Would you transcribe all of the data exactly, down to the last character?

[start]

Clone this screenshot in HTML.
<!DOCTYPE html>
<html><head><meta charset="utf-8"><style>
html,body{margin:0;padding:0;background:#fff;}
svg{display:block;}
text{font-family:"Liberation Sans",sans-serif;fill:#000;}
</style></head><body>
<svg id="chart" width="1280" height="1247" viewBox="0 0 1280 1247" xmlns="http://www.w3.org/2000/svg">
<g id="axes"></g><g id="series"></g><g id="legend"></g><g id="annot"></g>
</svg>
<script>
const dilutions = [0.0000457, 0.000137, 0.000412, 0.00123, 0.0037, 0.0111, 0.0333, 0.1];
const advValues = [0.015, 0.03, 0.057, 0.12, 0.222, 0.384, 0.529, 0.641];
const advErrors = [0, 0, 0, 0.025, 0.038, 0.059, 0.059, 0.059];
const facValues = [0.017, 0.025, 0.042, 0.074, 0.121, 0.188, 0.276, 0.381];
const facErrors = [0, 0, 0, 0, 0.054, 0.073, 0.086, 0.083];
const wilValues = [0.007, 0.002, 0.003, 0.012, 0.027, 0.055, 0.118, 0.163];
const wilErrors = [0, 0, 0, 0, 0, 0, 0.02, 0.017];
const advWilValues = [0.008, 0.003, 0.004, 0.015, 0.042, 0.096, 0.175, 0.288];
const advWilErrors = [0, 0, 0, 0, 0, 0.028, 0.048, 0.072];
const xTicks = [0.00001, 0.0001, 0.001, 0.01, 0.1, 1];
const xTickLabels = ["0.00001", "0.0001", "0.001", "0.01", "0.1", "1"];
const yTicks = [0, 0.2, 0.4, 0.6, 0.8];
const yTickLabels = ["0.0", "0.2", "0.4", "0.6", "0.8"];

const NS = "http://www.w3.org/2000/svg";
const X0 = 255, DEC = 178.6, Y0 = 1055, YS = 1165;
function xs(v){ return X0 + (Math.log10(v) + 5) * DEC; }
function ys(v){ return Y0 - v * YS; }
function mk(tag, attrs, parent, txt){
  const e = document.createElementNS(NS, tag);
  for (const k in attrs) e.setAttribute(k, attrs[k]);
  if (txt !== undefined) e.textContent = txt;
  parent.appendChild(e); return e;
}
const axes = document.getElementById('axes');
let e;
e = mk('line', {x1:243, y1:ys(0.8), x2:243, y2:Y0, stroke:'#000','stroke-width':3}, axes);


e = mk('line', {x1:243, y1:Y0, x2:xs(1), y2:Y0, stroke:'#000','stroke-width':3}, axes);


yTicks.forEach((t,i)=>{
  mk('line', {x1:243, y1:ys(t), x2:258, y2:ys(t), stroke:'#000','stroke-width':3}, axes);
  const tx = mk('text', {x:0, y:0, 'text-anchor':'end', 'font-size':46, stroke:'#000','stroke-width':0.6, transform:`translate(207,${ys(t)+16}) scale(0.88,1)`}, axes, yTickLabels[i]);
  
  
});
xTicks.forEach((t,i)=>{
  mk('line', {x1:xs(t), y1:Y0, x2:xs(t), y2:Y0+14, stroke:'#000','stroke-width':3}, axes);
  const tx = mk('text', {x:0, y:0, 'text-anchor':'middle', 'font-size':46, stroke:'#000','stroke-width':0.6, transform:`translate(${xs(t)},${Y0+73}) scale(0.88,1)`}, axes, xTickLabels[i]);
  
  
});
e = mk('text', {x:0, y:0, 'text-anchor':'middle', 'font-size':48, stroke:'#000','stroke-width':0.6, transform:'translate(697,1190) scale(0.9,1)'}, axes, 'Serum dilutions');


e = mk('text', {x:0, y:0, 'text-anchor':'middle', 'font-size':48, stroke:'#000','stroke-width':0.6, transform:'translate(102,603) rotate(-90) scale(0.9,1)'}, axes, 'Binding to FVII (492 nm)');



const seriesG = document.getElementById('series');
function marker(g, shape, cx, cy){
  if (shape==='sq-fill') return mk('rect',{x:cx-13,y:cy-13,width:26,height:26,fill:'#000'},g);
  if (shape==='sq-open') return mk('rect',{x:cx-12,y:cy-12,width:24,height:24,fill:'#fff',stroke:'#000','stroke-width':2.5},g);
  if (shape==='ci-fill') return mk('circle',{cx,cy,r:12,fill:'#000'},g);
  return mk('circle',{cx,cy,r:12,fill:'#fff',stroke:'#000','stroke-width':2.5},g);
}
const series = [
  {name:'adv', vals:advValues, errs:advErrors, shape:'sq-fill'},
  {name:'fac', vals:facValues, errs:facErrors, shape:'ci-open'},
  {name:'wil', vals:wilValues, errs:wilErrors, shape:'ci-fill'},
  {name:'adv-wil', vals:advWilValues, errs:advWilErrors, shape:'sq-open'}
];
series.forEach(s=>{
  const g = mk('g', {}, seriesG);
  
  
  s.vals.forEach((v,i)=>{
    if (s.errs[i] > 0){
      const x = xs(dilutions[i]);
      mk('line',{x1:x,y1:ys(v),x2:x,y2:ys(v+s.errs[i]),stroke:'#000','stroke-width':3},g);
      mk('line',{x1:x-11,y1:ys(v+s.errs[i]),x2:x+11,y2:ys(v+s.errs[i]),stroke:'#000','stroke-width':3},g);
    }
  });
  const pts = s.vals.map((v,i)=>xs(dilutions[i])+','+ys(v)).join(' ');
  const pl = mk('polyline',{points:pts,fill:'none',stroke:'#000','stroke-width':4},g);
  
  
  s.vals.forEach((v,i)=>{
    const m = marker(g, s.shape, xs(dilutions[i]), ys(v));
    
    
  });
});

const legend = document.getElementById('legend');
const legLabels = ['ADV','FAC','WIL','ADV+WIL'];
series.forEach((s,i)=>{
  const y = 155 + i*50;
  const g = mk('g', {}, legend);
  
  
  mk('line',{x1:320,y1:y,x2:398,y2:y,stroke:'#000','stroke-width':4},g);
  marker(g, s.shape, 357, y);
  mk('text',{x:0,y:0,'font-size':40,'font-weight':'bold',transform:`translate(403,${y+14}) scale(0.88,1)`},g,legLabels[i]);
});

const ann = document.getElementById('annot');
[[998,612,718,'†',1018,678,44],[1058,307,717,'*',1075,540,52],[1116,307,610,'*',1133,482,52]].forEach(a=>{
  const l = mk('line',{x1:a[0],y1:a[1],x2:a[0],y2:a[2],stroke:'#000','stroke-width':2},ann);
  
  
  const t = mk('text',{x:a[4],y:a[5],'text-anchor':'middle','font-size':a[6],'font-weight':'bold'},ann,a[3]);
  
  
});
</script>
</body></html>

[end]

## EXERCISE SOLUTION:
Clone this screenshot in HTML.
<!DOCTYPE html>
<html><head><meta charset="utf-8"><style>
html,body{margin:0;padding:0;background:#fff;}
svg{display:block;}
text{font-family:"Liberation Sans",sans-serif;fill:#000;}
</style></head><body>
<svg id="chart" width="1280" height="1247" viewBox="0 0 1280 1247" xmlns="http://www.w3.org/2000/svg">
<g id="axes"></g><g id="series"></g><g id="legend"></g><g id="annot"></g>
</svg>
<script>
const dilutions = [0.0000457, 0.000137, 0.000412, 0.00123, 0.0037, 0.0111, 0.0333, 0.1];
const advValues = [0.015, 0.03, 0.057, 0.12, 0.222, 0.384, 0.529, 0.641];
const advErrors = [0, 0, 0, 0.025, 0.038, 0.059, 0.059, 0.059];
const facValues = [0.017, 0.025, 0.042, 0.074, 0.121, 0.188, 0.276, 0.381];
const facErrors = [0, 0, 0, 0, 0.054, 0.073, 0.086, 0.083];
const wilValues = [0.007, 0.002, 0.003, 0.012, 0.027, 0.055, 0.118, 0.163];
const wilErrors = [0, 0, 0, 0, 0, 0, 0.02, 0.017];
const advWilValues = [0.008, 0.003, 0.004, 0.015, 0.042, 0.096, 0.175, 0.288];
const advWilErrors = [0, 0, 0, 0, 0, 0.028, 0.048, 0.072];
const xTicks = [0.00001, 0.0001, 0.001, 0.01, 0.1, 1];
const xTickLabels = ["0.00001", "0.0001", "0.001", "0.01", "0.1", "1"];
const yTicks = [0, 0.2, 0.4, 0.6, 0.8];
const yTickLabels = ["0.0", "0.2", "0.4", "0.6", "0.8"];

const NS = "http://www.w3.org/2000/svg";
const X0 = 255, DEC = 178.6, Y0 = 1055, YS = 1165;
function xs(v){ return X0 + (Math.log10(v) + 5) * DEC; }
function ys(v){ return Y0 - v * YS; }
function mk(tag, attrs, parent, txt){
  const e = document.createElementNS(NS, tag);
  for (const k in attrs) e.setAttribute(k, attrs[k]);
  if (txt !== undefined) e.textContent = txt;
  parent.appendChild(e); return e;
}
const axes = document.getElementById('axes');
let e;
e = mk('line', {x1:243, y1:ys(0.8), x2:243, y2:Y0, stroke:'#000','stroke-width':3}, axes);


e = mk('line', {x1:243, y1:Y0, x2:xs(1), y2:Y0, stroke:'#000','stroke-width':3}, axes);


yTicks.forEach((t,i)=>{
  mk('line', {x1:243, y1:ys(t), x2:258, y2:ys(t), stroke:'#000','stroke-width':3}, axes);
  const tx = mk('text', {x:0, y:0, 'text-anchor':'end', 'font-size':46, stroke:'#000','stroke-width':0.6, transform:`translate(207,${ys(t)+16}) scale(0.88,1)`}, axes, yTickLabels[i]);
  
  
});
xTicks.forEach((t,i)=>{
  mk('line', {x1:xs(t), y1:Y0, x2:xs(t), y2:Y0+14, stroke:'#000','stroke-width':3}, axes);
  const tx = mk('text', {x:0, y:0, 'text-anchor':'middle', 'font-size':46, stroke:'#000','stroke-width':0.6, transform:`translate(${xs(t)},${Y0+73}) scale(0.88,1)`}, axes, xTickLabels[i]);
  
  
});
e = mk('text', {x:0, y:0, 'text-anchor':'middle', 'font-size':48, stroke:'#000','stroke-width':0.6, transform:'translate(697,1190) scale(0.9,1)'}, axes, 'Serum dilutions');


e = mk('text', {x:0, y:0, 'text-anchor':'middle', 'font-size':48, stroke:'#000','stroke-width':0.6, transform:'translate(102,603) rotate(-90) scale(0.9,1)'}, axes, 'Binding to FVII (492 nm)');



const seriesG = document.getElementById('series');
function marker(g, shape, cx, cy){
  if (shape==='sq-fill') return mk('rect',{x:cx-13,y:cy-13,width:26,height:26,fill:'#000'},g);
  if (shape==='sq-open') return mk('rect',{x:cx-12,y:cy-12,width:24,height:24,fill:'#fff',stroke:'#000','stroke-width':2.5},g);
  if (shape==='ci-fill') return mk('circle',{cx,cy,r:12,fill:'#000'},g);
  return mk('circle',{cx,cy,r:12,fill:'#fff',stroke:'#000','stroke-width':2.5},g);
}
const series = [
  {name:'adv', vals:advValues, errs:advErrors, shape:'sq-fill'},
  {name:'fac', vals:facValues, errs:facErrors, shape:'ci-open'},
  {name:'wil', vals:wilValues, errs:wilErrors, shape:'ci-fill'},
  {name:'adv-wil', vals:advWilValues, errs:advWilErrors, shape:'sq-open'}
];
series.forEach(s=>{
  const g = mk('g', {}, seriesG);
  
  
  s.vals.forEach((v,i)=>{
    if (s.errs[i] > 0){
      const x = xs(dilutions[i]);
      mk('line',{x1:x,y1:ys(v),x2:x,y2:ys(v+s.errs[i]),stroke:'#000','stroke-width':3},g);
      mk('line',{x1:x-11,y1:ys(v+s.errs[i]),x2:x+11,y2:ys(v+s.errs[i]),stroke:'#000','stroke-width':3},g);
    }
  });
  const pts = s.vals.map((v,i)=>xs(dilutions[i])+','+ys(v)).join(' ');
  const pl = mk('polyline',{points:pts,fill:'none',stroke:'#000','stroke-width':4},g);
  
  
  s.vals.forEach((v,i)=>{
    const m = marker(g, s.shape, xs(dilutions[i]), ys(v));
    
    
  });
});

const legend = document.getElementById('legend');
const legLabels = ['ADV','FAC','WIL','ADV+WIL'];
series.forEach((s,i)=>{
  const y = 155 + i*50;
  const g = mk('g', {}, legend);
  
  
  mk('line',{x1:320,y1:y,x2:398,y2:y,stroke:'#000','stroke-width':4},g);
  marker(g, s.shape, 357, y);
  mk('text',{x:0,y:0,'font-size':40,'font-weight':'bold',transform:`translate(403,${y+14}) scale(0.88,1)`},g,legLabels[i]);
});

const ann = document.getElementById('annot');
[[998,612,718,'†',1018,678,44],[1058,307,717,'*',1075,540,52],[1116,307,610,'*',1133,482,52]].forEach(a=>{
  const l = mk('line',{x1:a[0],y1:a[1],x2:a[0],y2:a[2],stroke:'#000','stroke-width':2},ann);
  
  
  const t = mk('text',{x:a[4],y:a[5],'text-anchor':'middle','font-size':a[6],'font-weight':'bold'},ann,a[3]);
  
  
});
</script>
</body></html>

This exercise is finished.